A fireplace is a structure made of brick, stone or metal designed to contain a fire. Fireplaces are used for the relaxing ambiance they create and for heating a room. Modern fireplaces vary in heat efficiency, depending on the design.
Historically they were used for heating a dwelling, cooking, and heating water for laundry and domestic uses. A fire is contained in a firebox or firepit; a chimney or other flue allows exhaust to escape. A fireplace may have the following: a foundation, a hearth, a firebox, a mantelpiece; a chimney crane (used in kitchen and laundry fireplaces), a grate, a lintel, a lintel bar,home overmantel, a damper, a smoke chamber, a throat, and a flue.
On the exterior there is often a corbeled brick crown, in which the projecting courses of brick act as a drip course to keep rainwater from running down the exterior walls.
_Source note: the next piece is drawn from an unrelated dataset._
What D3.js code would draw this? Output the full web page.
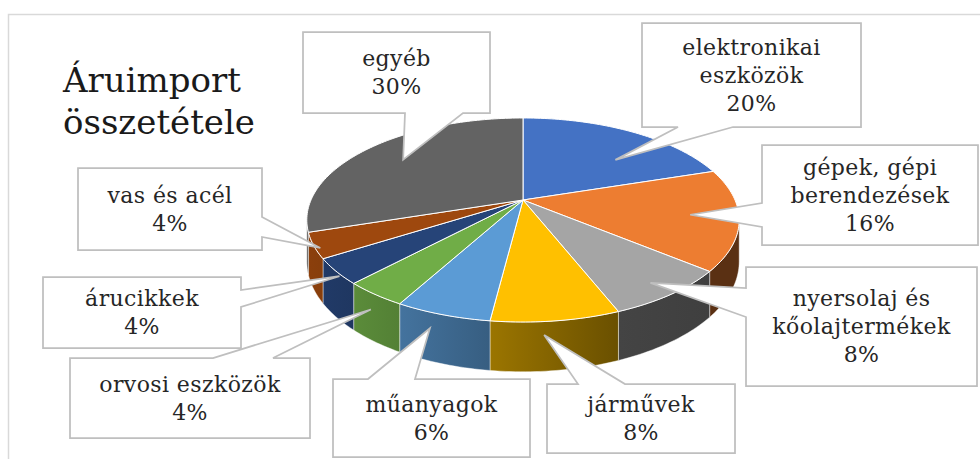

A cap, hood, or shroud serves to keep rainwater out of the exterior of the chimney; rain in the chimney is a much greater problem in chimneys lined with impervious flue tiles or metal liners than with the traditional masonry chimney, which soaks up all but the most violent rain. Some chimneys have a spark arrestor incorporated into the crown or cap.
Organizations like the Environmental Protection Agency and the Washington Department of Ecology warn that, according to various studies, fireplaces can pose a significant health risk. The EPA writes “Smoke may smell good, but it’s not good for you.”